> Data shown
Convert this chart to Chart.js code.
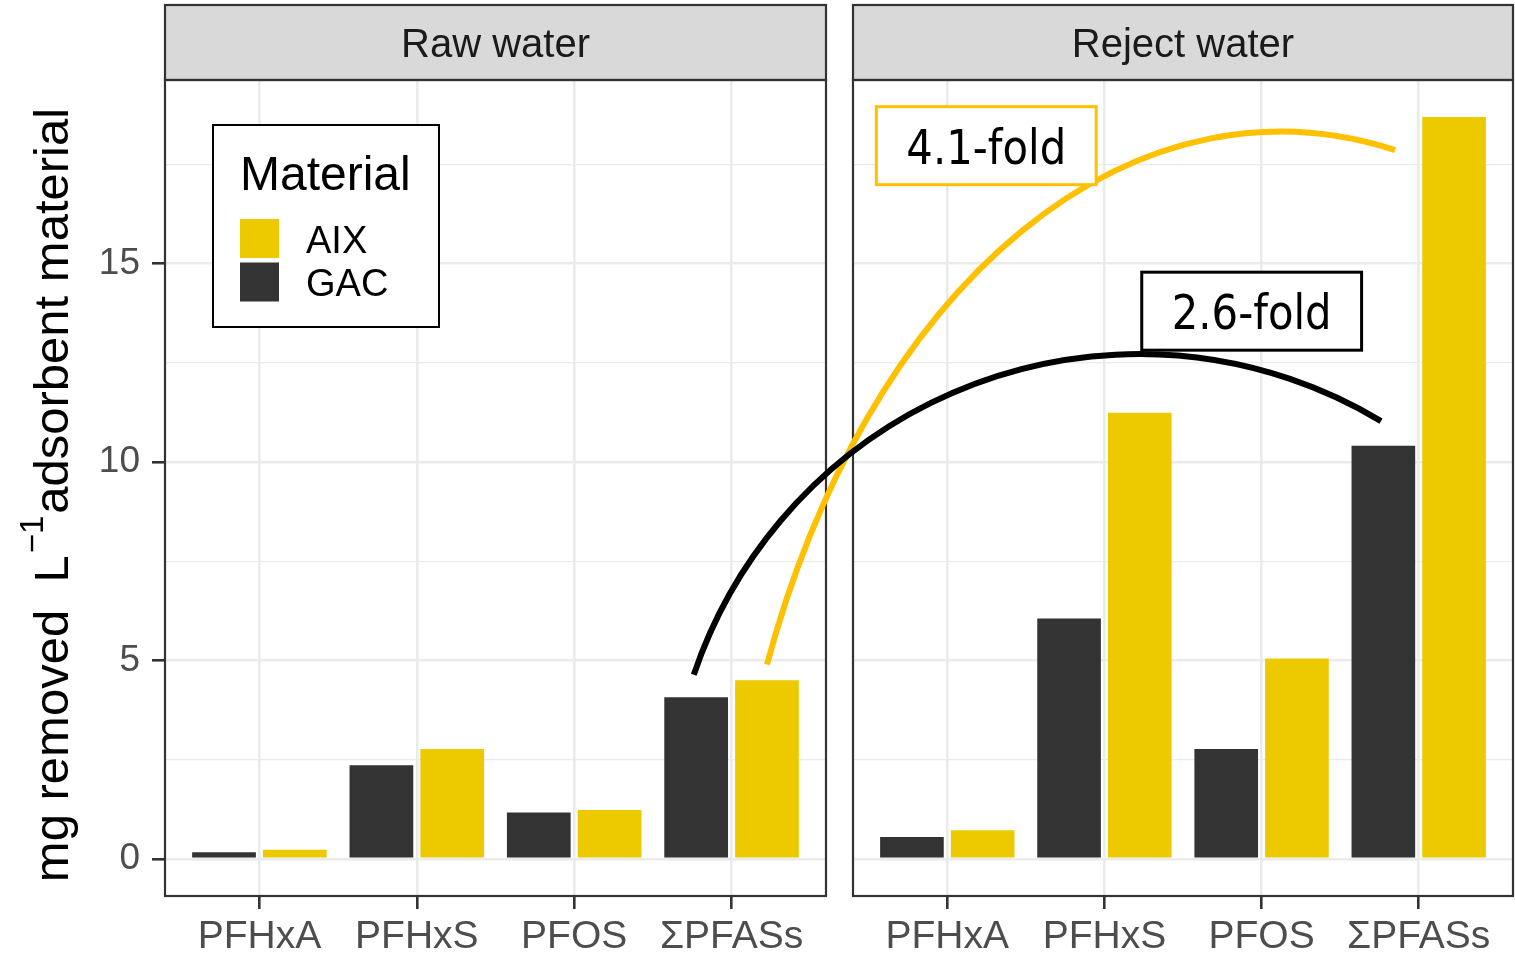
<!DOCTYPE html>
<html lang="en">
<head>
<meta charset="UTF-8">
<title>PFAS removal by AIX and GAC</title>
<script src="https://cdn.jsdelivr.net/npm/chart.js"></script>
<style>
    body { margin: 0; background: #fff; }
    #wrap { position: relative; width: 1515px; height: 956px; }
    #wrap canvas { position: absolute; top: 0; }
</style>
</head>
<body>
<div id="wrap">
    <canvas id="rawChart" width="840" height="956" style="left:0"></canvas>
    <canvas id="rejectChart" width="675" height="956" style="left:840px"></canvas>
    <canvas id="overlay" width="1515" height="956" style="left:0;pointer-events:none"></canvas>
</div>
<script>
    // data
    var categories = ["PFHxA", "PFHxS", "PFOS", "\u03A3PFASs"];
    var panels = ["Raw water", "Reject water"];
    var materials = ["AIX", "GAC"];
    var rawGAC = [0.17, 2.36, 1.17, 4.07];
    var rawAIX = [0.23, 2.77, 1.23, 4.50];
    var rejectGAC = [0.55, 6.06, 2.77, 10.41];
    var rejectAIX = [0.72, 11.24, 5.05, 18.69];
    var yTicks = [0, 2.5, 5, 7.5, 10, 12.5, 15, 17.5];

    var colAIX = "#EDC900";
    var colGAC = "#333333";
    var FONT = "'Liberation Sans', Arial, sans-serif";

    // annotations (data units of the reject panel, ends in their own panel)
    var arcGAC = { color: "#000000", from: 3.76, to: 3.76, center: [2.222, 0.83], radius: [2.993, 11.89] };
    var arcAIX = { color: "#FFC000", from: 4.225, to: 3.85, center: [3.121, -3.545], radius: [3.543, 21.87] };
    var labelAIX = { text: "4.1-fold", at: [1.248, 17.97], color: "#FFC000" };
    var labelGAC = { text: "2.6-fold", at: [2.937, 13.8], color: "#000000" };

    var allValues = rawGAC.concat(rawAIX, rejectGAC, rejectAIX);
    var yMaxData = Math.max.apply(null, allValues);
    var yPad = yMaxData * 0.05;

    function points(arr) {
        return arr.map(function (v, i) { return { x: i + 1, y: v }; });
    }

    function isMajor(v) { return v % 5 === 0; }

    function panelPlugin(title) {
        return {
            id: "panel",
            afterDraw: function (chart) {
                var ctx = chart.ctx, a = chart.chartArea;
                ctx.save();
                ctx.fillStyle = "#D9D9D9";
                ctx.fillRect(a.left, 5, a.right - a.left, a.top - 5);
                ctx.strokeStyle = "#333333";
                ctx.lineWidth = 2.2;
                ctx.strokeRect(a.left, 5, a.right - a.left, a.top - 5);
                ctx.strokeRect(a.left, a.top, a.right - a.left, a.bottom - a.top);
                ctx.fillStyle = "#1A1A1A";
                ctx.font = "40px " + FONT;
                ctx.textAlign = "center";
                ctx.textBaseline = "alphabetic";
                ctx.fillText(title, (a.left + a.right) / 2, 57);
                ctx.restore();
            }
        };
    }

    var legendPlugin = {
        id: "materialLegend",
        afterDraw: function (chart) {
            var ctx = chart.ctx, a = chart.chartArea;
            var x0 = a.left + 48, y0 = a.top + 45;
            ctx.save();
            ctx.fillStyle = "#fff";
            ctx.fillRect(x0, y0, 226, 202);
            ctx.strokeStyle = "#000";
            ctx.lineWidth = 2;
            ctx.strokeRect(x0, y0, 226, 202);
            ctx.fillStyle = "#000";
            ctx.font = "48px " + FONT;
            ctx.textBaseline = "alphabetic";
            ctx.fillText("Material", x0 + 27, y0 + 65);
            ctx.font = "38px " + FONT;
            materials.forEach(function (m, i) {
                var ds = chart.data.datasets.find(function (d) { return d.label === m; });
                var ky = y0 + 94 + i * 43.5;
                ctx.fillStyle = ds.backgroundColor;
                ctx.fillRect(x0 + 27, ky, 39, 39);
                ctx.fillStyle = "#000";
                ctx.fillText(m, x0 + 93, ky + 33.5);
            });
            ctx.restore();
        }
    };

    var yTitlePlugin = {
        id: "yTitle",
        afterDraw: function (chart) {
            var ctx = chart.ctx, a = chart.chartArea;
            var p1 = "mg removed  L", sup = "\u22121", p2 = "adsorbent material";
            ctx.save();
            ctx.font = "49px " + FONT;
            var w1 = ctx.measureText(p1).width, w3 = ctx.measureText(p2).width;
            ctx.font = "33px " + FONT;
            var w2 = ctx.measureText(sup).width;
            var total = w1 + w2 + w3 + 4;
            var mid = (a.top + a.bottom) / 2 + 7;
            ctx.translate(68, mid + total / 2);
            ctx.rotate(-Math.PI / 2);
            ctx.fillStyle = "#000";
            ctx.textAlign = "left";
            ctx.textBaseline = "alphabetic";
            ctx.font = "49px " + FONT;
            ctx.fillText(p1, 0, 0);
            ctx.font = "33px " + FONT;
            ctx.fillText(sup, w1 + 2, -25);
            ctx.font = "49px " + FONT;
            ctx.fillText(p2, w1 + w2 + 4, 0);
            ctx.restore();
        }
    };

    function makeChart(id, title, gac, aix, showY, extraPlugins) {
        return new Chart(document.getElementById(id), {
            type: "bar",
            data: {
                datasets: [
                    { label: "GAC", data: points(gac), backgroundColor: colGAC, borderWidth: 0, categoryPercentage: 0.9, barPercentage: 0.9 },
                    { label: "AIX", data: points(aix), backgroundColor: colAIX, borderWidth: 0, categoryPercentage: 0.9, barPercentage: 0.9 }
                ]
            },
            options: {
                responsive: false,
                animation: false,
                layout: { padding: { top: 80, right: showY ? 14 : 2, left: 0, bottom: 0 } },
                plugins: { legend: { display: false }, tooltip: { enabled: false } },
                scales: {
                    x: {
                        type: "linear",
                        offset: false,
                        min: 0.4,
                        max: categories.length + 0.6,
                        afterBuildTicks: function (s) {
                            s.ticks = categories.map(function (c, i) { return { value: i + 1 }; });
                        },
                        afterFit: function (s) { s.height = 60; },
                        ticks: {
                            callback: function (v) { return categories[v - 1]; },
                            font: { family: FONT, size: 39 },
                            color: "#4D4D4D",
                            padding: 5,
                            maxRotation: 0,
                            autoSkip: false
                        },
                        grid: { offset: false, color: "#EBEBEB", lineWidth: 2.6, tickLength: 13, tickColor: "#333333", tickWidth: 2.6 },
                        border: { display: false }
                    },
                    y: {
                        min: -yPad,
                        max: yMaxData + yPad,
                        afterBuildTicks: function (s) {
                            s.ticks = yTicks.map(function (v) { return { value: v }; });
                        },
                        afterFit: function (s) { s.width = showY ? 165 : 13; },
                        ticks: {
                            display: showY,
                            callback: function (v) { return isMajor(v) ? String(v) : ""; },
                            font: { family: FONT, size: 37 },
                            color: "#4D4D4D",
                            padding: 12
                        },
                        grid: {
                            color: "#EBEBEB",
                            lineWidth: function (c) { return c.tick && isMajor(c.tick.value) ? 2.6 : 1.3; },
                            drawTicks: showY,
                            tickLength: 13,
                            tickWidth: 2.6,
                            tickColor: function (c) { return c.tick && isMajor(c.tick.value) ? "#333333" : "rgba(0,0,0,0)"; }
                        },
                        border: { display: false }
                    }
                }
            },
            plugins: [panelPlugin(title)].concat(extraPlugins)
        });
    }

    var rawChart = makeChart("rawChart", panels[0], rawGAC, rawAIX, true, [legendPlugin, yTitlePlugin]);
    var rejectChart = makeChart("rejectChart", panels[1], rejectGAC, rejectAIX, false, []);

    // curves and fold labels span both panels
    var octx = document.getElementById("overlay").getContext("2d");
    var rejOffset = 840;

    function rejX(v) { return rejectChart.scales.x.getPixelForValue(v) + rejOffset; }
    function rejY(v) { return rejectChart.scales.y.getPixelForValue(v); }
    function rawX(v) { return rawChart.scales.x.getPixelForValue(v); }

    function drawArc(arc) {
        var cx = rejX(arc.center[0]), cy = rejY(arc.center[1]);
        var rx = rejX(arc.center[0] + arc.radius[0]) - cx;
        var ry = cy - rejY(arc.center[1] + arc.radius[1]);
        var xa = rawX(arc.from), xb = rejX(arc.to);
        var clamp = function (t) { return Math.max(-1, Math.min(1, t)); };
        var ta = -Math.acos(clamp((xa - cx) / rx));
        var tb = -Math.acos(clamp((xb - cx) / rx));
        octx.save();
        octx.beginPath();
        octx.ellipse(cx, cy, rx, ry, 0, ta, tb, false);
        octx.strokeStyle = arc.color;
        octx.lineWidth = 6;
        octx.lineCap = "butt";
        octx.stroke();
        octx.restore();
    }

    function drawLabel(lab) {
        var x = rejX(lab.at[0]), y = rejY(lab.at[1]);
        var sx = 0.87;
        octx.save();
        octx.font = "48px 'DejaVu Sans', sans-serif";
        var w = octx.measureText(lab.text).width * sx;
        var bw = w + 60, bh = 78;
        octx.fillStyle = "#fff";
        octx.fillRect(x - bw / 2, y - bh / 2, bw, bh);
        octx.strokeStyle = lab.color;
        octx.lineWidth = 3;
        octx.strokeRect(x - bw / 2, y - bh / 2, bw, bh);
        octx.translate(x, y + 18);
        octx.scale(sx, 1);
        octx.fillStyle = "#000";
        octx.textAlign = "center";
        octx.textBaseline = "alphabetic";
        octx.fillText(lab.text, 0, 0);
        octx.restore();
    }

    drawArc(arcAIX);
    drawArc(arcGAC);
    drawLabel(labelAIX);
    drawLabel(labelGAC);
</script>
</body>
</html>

> Exercise instructions
Emit the lines of the material exactly, from its first line to the line containing "var yPad = yMaxData * 0.05;", inclusive; leave every picture out.

> Written response
Convert this chart to Chart.js code.
<!DOCTYPE html>
<html lang="en">
<head>
<meta charset="UTF-8">
<title>PFAS removal by AIX and GAC</title>
<script src="https://cdn.jsdelivr.net/npm/chart.js"></script>
<style>
    body { margin: 0; background: #fff; }
    #wrap { position: relative; width: 1515px; height: 956px; }
    #wrap canvas { position: absolute; top: 0; }
</style>
</head>
<body>
<div id="wrap">
    <canvas id="rawChart" width="840" height="956" style="left:0"></canvas>
    <canvas id="rejectChart" width="675" height="956" style="left:840px"></canvas>
    <canvas id="overlay" width="1515" height="956" style="left:0;pointer-events:none"></canvas>
</div>
<script>
    // data
    var categories = ["PFHxA", "PFHxS", "PFOS", "\u03A3PFASs"];
    var panels = ["Raw water", "Reject water"];
    var materials = ["AIX", "GAC"];
    var rawGAC = [0.17, 2.36, 1.17, 4.07];
    var rawAIX = [0.23, 2.77, 1.23, 4.50];
    var rejectGAC = [0.55, 6.06, 2.77, 10.41];
    var rejectAIX = [0.72, 11.24, 5.05, 18.69];
    var yTicks = [0, 2.5, 5, 7.5, 10, 12.5, 15, 17.5];

    var colAIX = "#EDC900";
    var colGAC = "#333333";
    var FONT = "'Liberation Sans', Arial, sans-serif";

    // annotations (data units of the reject panel, ends in their own panel)
    var arcGAC = { color: "#000000", from: 3.76, to: 3.76, center: [2.222, 0.83], radius: [2.993, 11.89] };
    var arcAIX = { color: "#FFC000", from: 4.225, to: 3.85, center: [3.121, -3.545], radius: [3.543, 21.87] };
    var labelAIX = { text: "4.1-fold", at: [1.248, 17.97], color: "#FFC000" };
    var labelGAC = { text: "2.6-fold", at: [2.937, 13.8], color: "#000000" };

    var allValues = rawGAC.concat(rawAIX, rejectGAC, rejectAIX);
    var yMaxData = Math.max.apply(null, allValues);
    var yPad = yMaxData * 0.05;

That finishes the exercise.